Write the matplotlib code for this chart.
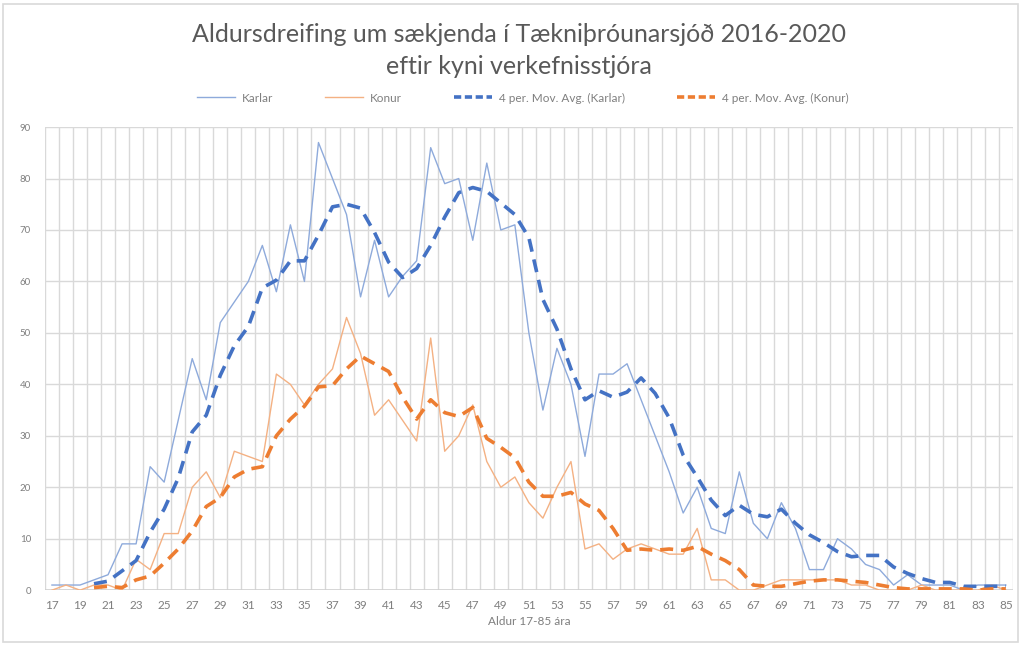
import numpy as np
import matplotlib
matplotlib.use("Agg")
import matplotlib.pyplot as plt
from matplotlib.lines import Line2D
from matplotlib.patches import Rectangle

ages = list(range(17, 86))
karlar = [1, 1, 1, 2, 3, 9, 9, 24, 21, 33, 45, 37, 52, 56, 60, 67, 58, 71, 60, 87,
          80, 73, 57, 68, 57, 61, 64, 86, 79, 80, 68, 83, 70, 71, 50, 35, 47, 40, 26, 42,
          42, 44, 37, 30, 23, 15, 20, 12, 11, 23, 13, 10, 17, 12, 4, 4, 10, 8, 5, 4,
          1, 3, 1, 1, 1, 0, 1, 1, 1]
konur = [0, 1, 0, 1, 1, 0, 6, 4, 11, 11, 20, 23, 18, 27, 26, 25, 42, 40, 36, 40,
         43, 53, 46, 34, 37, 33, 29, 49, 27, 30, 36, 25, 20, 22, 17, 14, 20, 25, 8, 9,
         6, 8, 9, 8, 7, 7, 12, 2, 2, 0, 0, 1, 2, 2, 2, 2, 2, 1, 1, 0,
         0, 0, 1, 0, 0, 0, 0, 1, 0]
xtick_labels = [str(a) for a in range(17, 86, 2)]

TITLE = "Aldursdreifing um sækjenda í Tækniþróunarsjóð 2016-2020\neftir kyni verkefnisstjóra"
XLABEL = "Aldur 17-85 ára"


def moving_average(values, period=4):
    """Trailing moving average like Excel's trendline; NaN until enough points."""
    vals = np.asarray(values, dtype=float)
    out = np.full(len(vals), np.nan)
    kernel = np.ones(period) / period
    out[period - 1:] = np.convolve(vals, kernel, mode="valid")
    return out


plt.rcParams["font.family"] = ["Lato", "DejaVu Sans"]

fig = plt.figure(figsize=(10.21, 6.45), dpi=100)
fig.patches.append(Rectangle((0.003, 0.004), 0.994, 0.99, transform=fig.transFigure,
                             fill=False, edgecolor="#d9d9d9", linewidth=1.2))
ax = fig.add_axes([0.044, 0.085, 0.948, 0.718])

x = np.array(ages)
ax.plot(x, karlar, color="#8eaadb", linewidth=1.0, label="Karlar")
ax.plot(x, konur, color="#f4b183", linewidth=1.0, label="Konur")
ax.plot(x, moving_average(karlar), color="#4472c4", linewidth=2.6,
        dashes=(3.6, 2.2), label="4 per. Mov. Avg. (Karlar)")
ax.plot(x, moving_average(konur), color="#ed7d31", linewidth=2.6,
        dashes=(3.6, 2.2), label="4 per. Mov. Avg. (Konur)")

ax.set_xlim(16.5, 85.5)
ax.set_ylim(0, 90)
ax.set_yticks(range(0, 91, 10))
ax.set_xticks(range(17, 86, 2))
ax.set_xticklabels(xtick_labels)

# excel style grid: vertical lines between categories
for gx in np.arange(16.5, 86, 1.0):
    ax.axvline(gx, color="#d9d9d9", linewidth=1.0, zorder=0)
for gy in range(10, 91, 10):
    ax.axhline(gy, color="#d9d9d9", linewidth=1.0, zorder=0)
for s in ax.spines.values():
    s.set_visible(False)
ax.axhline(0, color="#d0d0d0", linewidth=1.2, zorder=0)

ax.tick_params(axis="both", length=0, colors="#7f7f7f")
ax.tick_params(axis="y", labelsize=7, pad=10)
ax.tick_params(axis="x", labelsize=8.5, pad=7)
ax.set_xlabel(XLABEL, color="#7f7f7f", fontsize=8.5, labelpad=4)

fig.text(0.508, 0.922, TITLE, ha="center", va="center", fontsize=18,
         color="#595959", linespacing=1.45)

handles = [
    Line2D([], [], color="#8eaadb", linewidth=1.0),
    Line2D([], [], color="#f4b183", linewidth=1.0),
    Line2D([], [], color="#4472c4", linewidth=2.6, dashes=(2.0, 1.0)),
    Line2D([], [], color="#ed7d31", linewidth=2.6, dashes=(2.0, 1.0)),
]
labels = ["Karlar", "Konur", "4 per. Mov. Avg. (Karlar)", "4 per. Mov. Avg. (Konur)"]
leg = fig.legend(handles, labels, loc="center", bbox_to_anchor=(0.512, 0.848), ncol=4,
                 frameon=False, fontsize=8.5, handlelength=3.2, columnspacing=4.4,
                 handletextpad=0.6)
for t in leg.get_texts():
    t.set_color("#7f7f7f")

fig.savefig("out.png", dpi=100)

-=-=-=-=-

GOAL – With the pictures left out, restate word for word every line of the data above, from the first down to the line that contains "ax = fig.add_axes([0.044, 0.085, 0.948, 0.718])".

ANSWER FOR THIS EXERCISE –
Write the matplotlib code for this chart.
import numpy as np
import matplotlib
matplotlib.use("Agg")
import matplotlib.pyplot as plt
from matplotlib.lines import Line2D
from matplotlib.patches import Rectangle

ages = list(range(17, 86))
karlar = [1, 1, 1, 2, 3, 9, 9, 24, 21, 33, 45, 37, 52, 56, 60, 67, 58, 71, 60, 87,
          80, 73, 57, 68, 57, 61, 64, 86, 79, 80, 68, 83, 70, 71, 50, 35, 47, 40, 26, 42,
          42, 44, 37, 30, 23, 15, 20, 12, 11, 23, 13, 10, 17, 12, 4, 4, 10, 8, 5, 4,
          1, 3, 1, 1, 1, 0, 1, 1, 1]
konur = [0, 1, 0, 1, 1, 0, 6, 4, 11, 11, 20, 23, 18, 27, 26, 25, 42, 40, 36, 40,
         43, 53, 46, 34, 37, 33, 29, 49, 27, 30, 36, 25, 20, 22, 17, 14, 20, 25, 8, 9,
         6, 8, 9, 8, 7, 7, 12, 2, 2, 0, 0, 1, 2, 2, 2, 2, 2, 1, 1, 0,
         0, 0, 1, 0, 0, 0, 0, 1, 0]
xtick_labels = [str(a) for a in range(17, 86, 2)]

TITLE = "Aldursdreifing um sækjenda í Tækniþróunarsjóð 2016-2020\neftir kyni verkefnisstjóra"
XLABEL = "Aldur 17-85 ára"


def moving_average(values, period=4):
    """Trailing moving average like Excel's trendline; NaN until enough points."""
    vals = np.asarray(values, dtype=float)
    out = np.full(len(vals), np.nan)
    kernel = np.ones(period) / period
    out[period - 1:] = np.convolve(vals, kernel, mode="valid")
    return out


plt.rcParams["font.family"] = ["Lato", "DejaVu Sans"]

fig = plt.figure(figsize=(10.21, 6.45), dpi=100)
fig.patches.append(Rectangle((0.003, 0.004), 0.994, 0.99, transform=fig.transFigure,
                             fill=False, edgecolor="#d9d9d9", linewidth=1.2))
ax = fig.add_axes([0.044, 0.085, 0.948, 0.718])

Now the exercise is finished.